MATERIAL TO PROCESS.
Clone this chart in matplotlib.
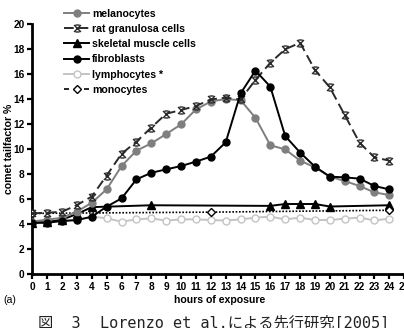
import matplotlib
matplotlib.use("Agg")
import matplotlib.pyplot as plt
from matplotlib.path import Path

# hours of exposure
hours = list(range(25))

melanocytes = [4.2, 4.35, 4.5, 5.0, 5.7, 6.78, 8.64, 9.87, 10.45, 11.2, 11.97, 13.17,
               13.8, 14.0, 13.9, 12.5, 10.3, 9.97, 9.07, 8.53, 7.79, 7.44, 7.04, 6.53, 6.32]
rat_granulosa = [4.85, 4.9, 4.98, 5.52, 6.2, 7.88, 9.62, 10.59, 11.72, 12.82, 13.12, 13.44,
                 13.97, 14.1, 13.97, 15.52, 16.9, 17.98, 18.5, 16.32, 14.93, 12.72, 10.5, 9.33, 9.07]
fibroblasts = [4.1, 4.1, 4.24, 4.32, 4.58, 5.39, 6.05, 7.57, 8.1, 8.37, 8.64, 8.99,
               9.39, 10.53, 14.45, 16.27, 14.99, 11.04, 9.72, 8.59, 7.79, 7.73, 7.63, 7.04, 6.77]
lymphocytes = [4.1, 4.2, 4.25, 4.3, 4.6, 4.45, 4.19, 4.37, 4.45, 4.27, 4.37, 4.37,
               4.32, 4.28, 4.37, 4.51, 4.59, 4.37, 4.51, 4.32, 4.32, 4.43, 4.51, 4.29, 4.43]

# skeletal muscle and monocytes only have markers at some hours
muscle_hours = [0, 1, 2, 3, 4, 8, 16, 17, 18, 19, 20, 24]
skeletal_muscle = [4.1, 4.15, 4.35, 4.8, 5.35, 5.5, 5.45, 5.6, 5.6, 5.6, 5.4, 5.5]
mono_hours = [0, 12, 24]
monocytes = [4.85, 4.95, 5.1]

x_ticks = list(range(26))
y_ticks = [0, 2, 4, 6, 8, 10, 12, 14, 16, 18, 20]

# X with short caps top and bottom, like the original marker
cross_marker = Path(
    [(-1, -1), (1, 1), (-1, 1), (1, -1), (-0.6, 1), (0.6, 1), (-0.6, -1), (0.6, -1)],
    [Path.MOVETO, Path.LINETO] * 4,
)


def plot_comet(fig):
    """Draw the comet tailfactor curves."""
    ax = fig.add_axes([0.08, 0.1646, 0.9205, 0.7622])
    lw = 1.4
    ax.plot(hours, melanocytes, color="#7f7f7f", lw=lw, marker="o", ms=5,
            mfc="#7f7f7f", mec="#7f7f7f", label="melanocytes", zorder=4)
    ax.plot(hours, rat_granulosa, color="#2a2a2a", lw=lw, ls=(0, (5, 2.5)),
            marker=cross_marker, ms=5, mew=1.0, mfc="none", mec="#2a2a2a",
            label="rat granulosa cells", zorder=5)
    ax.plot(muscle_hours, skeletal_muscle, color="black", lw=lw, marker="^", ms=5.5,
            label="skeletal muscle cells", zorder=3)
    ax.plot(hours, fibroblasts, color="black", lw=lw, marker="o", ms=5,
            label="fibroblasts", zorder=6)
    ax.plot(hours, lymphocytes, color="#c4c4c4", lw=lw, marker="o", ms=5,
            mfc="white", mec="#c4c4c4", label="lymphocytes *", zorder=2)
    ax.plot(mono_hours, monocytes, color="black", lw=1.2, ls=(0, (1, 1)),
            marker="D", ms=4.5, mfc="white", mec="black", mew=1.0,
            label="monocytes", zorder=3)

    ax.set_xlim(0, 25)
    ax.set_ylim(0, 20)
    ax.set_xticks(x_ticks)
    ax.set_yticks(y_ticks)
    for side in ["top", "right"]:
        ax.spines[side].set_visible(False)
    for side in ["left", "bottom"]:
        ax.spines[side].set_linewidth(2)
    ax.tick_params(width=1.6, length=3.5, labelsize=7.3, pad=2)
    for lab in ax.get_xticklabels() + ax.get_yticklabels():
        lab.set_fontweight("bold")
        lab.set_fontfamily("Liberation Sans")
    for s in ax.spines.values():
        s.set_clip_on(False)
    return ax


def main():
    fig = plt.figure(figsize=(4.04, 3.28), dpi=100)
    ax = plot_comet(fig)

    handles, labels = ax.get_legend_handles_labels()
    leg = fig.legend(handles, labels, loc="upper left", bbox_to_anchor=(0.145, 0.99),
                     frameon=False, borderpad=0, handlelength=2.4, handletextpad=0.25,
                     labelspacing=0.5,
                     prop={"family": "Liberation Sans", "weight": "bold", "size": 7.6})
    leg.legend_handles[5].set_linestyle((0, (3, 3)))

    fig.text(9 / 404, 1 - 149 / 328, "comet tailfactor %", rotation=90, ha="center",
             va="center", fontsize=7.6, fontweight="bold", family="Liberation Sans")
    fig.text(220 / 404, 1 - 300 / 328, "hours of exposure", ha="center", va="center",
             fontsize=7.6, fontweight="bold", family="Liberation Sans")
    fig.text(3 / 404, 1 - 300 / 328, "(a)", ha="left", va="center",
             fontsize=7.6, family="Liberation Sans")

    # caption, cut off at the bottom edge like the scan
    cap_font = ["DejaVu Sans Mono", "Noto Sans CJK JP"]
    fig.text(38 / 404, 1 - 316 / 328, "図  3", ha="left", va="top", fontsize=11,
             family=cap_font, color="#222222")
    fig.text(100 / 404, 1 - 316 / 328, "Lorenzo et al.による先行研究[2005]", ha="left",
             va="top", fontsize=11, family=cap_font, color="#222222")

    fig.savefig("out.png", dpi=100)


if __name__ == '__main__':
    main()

---

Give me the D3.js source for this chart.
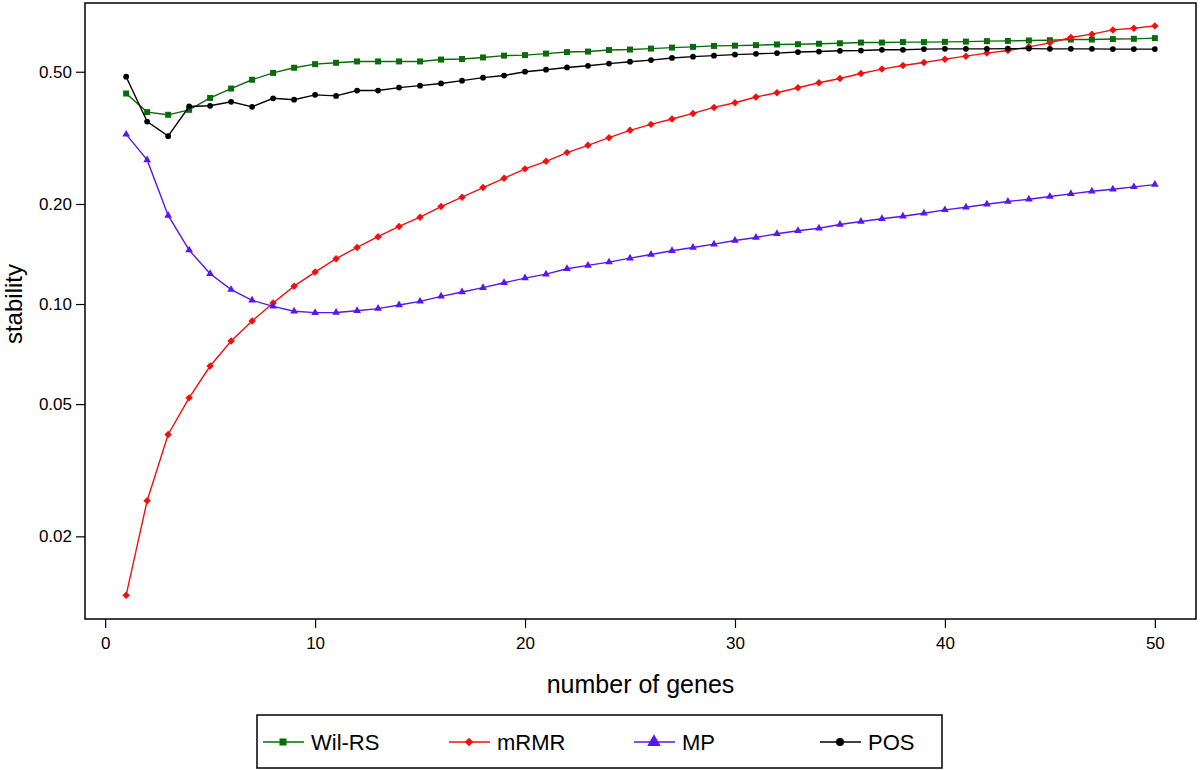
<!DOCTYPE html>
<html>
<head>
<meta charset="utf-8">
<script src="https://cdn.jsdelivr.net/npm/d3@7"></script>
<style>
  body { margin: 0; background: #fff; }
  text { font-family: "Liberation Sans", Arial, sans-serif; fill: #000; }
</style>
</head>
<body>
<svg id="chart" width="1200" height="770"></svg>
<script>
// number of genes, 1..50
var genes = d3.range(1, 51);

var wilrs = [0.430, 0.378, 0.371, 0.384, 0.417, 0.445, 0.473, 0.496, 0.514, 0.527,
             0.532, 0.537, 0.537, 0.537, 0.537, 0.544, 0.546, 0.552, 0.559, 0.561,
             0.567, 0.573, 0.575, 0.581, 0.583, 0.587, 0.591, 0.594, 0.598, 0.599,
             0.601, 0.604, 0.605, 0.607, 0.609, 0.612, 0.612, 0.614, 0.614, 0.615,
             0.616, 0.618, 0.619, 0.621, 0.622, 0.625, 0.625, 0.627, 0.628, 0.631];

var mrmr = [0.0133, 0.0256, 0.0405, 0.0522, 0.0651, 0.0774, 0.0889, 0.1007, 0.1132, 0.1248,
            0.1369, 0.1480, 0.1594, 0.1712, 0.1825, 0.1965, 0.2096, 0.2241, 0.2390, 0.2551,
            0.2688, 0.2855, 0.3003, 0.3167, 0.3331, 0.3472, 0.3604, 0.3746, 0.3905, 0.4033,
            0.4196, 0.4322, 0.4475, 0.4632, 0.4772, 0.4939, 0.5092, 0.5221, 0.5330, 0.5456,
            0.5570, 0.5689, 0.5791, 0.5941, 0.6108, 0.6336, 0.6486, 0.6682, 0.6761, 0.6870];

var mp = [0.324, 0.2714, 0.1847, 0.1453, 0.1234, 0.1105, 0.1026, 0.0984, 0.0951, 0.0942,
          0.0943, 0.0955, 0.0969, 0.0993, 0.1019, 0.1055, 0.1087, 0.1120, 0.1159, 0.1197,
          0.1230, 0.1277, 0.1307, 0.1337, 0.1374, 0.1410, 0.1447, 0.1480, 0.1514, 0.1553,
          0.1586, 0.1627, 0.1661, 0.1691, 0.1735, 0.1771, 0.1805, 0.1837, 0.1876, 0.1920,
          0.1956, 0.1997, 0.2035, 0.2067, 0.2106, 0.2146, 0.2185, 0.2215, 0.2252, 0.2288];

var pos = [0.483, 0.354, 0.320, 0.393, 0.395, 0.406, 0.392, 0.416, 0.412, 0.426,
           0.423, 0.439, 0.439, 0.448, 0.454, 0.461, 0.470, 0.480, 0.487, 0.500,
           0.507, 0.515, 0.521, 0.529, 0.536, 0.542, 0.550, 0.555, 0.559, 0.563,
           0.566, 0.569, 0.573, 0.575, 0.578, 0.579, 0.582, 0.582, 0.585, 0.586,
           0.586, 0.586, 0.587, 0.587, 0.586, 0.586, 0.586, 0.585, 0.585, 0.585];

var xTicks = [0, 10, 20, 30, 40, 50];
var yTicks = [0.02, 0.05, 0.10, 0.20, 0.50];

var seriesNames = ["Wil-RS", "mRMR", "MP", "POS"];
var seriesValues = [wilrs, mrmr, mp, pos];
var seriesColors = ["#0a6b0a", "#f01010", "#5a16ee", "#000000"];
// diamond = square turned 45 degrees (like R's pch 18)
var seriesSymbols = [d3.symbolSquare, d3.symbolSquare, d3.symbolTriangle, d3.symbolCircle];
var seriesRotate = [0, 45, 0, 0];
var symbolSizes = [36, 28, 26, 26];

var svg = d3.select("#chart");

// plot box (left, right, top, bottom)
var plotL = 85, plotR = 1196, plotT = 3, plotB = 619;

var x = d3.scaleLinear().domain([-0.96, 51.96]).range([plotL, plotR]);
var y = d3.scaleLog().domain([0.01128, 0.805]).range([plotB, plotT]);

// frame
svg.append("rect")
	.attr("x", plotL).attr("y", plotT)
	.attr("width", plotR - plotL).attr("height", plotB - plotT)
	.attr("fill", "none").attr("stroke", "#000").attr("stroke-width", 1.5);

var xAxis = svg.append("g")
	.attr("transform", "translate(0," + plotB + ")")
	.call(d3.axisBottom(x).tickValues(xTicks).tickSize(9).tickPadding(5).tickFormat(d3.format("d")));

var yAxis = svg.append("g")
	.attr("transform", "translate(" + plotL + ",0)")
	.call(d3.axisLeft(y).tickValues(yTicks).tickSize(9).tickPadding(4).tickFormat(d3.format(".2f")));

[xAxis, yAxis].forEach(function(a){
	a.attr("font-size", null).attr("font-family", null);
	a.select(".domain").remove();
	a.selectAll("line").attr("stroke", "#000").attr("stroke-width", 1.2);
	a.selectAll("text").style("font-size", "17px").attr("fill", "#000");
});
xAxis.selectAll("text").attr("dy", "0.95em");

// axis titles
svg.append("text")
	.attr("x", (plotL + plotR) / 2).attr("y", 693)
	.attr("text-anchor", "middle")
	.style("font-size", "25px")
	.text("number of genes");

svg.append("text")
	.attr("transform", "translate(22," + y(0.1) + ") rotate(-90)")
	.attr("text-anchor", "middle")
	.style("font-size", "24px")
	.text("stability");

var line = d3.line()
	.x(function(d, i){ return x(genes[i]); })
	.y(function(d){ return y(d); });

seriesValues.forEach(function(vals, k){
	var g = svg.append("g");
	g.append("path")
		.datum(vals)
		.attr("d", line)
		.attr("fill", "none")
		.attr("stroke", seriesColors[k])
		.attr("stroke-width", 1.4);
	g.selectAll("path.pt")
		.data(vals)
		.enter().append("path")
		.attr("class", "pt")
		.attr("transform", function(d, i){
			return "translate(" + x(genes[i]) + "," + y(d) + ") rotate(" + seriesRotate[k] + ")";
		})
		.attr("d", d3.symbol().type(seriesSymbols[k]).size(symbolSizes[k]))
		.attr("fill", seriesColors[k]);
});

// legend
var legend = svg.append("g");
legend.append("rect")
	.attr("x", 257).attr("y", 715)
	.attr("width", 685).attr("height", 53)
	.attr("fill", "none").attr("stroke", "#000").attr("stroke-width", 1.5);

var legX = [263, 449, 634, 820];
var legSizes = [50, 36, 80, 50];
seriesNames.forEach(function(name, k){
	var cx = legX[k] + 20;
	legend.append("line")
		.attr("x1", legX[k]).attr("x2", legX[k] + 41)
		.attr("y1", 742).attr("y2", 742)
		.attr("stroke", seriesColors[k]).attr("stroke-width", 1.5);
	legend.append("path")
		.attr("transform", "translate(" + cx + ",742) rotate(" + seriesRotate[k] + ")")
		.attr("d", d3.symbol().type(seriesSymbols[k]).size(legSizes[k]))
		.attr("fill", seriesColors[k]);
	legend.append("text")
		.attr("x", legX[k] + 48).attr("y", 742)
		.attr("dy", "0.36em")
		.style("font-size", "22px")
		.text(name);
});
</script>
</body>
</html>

==

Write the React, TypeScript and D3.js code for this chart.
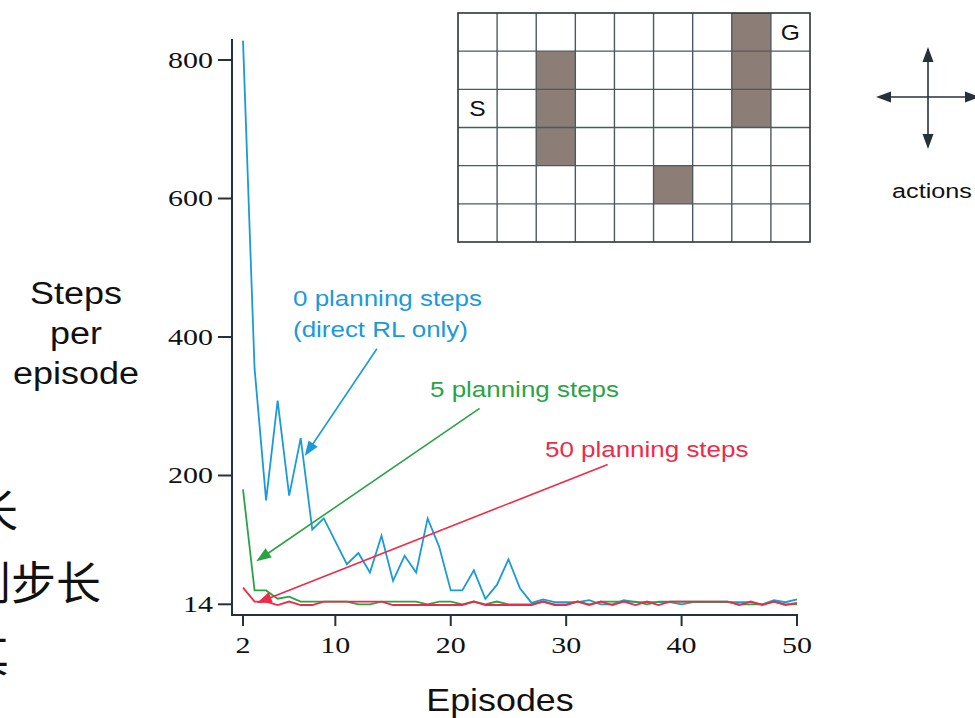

WHAT IS ASKED. Pictures in the material above should be skipped; print exactly the lines from the one with "Give me the D3.js source for this chart." through the one with "var genes = d3.range(1, 51);".

WRITTEN ANSWER.
Give me the D3.js source for this chart.
<!DOCTYPE html>
<html>
<head>
<meta charset="utf-8">
<script src="https://cdn.jsdelivr.net/npm/d3@7"></script>
<style>
  body { margin: 0; background: #fff; }
  text { font-family: "Liberation Sans", Arial, sans-serif; fill: #000; }
</style>
</head>
<body>
<svg id="chart" width="1200" height="770"></svg>
<script>
// number of genes, 1..50
var genes = d3.range(1, 51);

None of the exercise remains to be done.